Promote a oneAPI Presence in Accelerated Computing

Accelerated computing is predominantly done through a proprietary approach, but there is an open, community-driven alternative. The oneAPI industry initiative offers a platform that supports processor architectures from multiple vendors. This panel discusses the strengths of oneAPI, as well as gaps that must be addressed to successfully drive this open, standard approach into the accelerated computing community.

Speakers

James Reinders is an engineer at Intel, and is an author, coauthor, and editor of ten technical books related to parallel programming. His latest book is about SYCL*, and is available through a free download: Data Parallel C++: Mastering DPC++ for Programming of Heterogeneous Systems Using C++ and SYCL. James's parallel computing experience spans four decades, and he is focused on helping enable parallel programming in a heterogeneous world.

Maria Soledad Elli joined Intel in 2017 as data scientist focusing on automated vehicle (AV) safety analysis using simulation and AV safety standards and regulations. As part of the Corporate Strategy and Ventures team, Maria helps the team derive insights from different applications to advance Intel’s future and growth. In 2013, she received her bachelor of science degree in computer engineering at the National University of Tucuman, Argentina. She worked until 2015 as a software engineer for radar applications at the Aerospace and Government Division at INVAP SE, one of the leading Latin American corporations in applied high technology.

Felix LeClair is an open source engineer focused on high-performance computing (HPC), Single Instruction Multiple Data (SIMD), and SYCL. He specializes in optimizing software performance and enabling developers to make the most of cutting-edge hardware technologies that include CPUs, GPUs, or FPGAs.

Istvan Zoltan Reguly got his master of science in 2010 and his PhD in 2014 from Pázmány Péter Catholic University Information Technology (PPCU ITK) in computer science. He leads the high performance computing lab at PPCU ITK, where they do research into the design and implementation of domain specific languages for high performance computing.

Zhuldyz-Zhan Sagimbayev works at Cerebra as a lead machine learning engineer. He has been working with machine learning for about five years. He has a master’s degree from Kazakh-British Technical University, which is a top technical university in Kazakhstan.

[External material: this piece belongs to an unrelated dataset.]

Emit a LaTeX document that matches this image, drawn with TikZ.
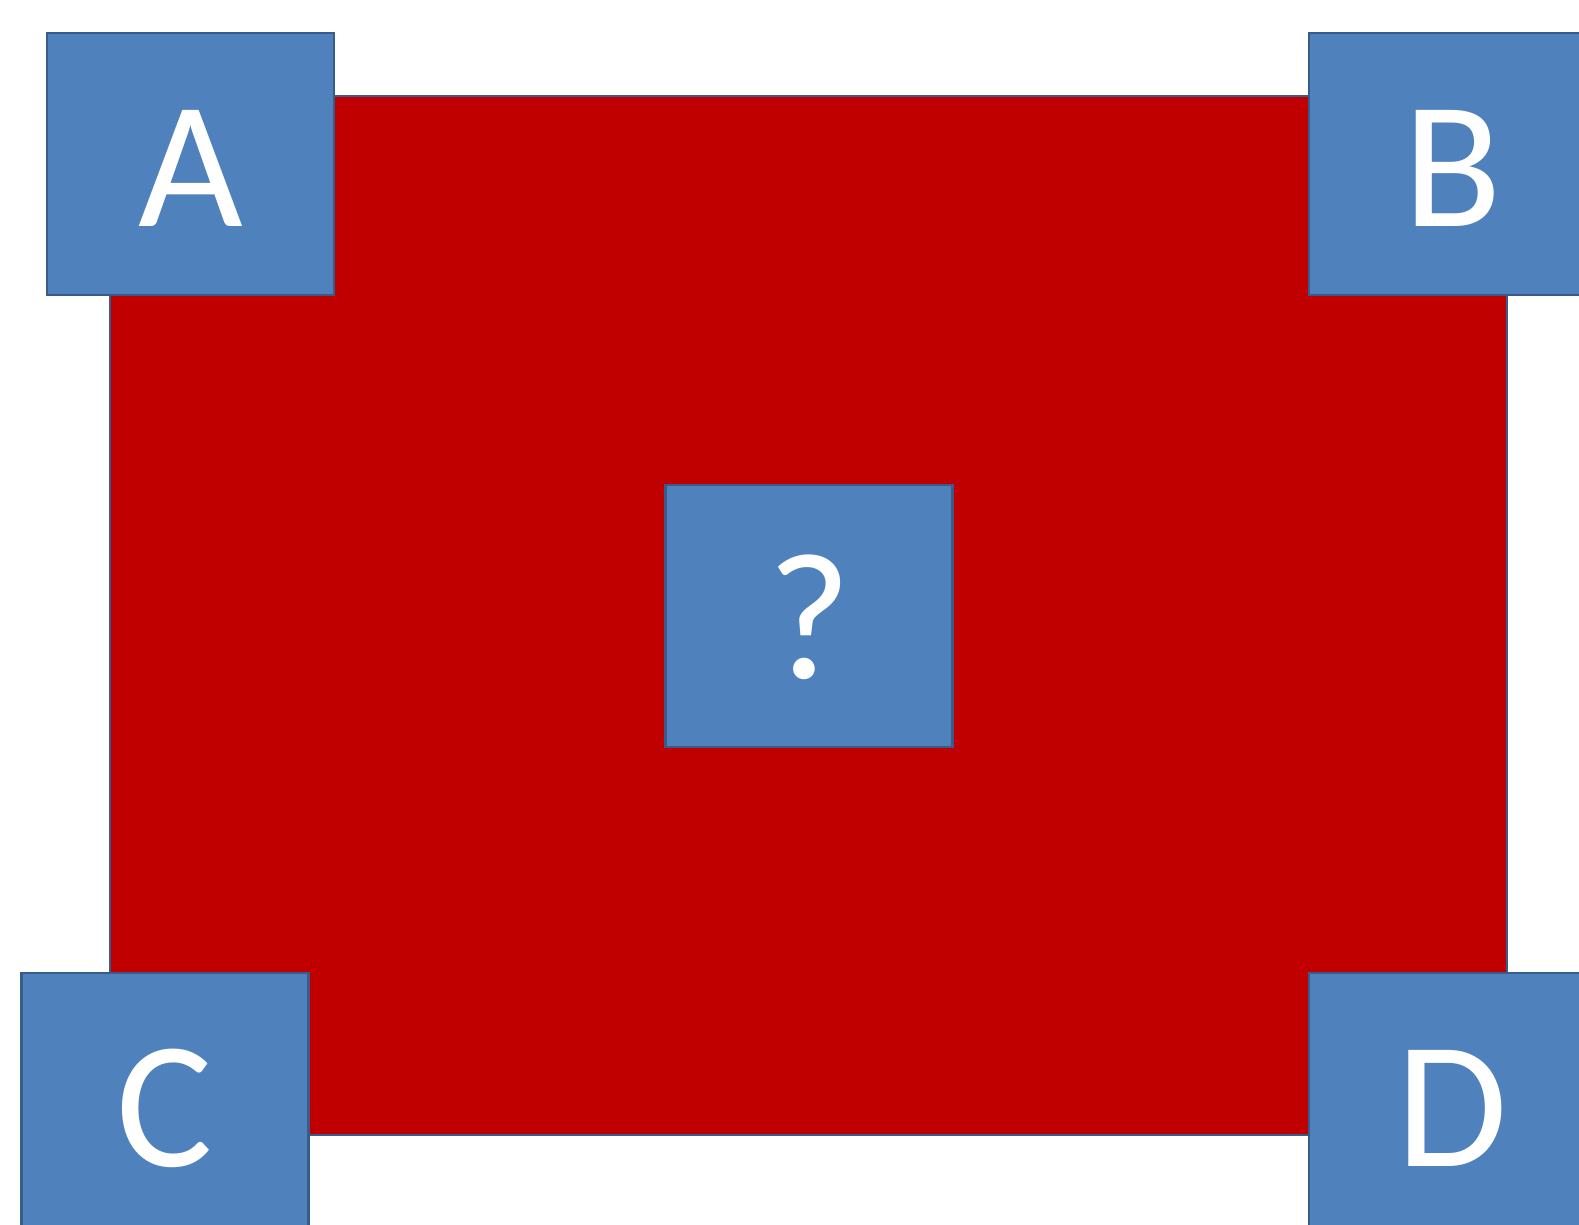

Dr. Jian Huang is a professor of computer science in the Electrical Engineering and Computer Science (EECS) department at the University of Tennessee (UT). He started as an assistant professor at UT after graduating with his PhD in computer science from Ohio State University in 2001. His research is in data visualization, analytics, and HPC. His work on Visualization as a Service (VaaS) has expanded use case scenarios of data-intensive visualizations for widespread accessibility, shareability, reproducibility and replicability. His work is funded by the National Science Foundation (NSF), Department of Energy, Department of Interior, and Intel.

Hartwig Anzt is the director of the Innovative Computing Laboratory (ICL) and professor in the EECS department of the UT. He also holds a senior research scientist position at Steinbuch Centre for Computing at the Karlsruhe Institute of Technology. Hartwig holds a PhD in applied mathematics and specializes in iterative methods and preconditioning techniques for next-generation hardware architectures. He is author of the Matrix Algebra on GPU and Multi-core Architectures (MAGMA) Sparse open source software package and is the managing lead of the Ginkgo math software library. Hartwig is the principal investigator (PI) of software technology projects that are part of the US Exascale Computing Project (ECP), including a coordinated effort aimed at integrating low-precision functionality into high-accuracy simulation codes. He is also a PI in the EuroHPC Project MICROCARD.

Eric Nielsen is a senior research scientist with the Computational AeroSciences branch at the NASA* Langley Research Center in Hampton, Virginia. He received his PhD in aerospace engineering from Virginia Tech and has worked at Langley for 30 years.

Mohammad Zubair is a professor of computer science at Old Dominion University. His primary interest is performance and portability issues on high-performance emerging architectures for scientific computing and big data analytics. Mohammad collaborates with NASA Langley Research Center, Intel, AMD*, and Fermilab in porting and optimizing large scientific codes on emerging high-performance architectures. In the past, he has worked as a research staff member at the IBM* Thomas J. Watson Research Center, where he focused on developing optimized implementations of scientific kernels.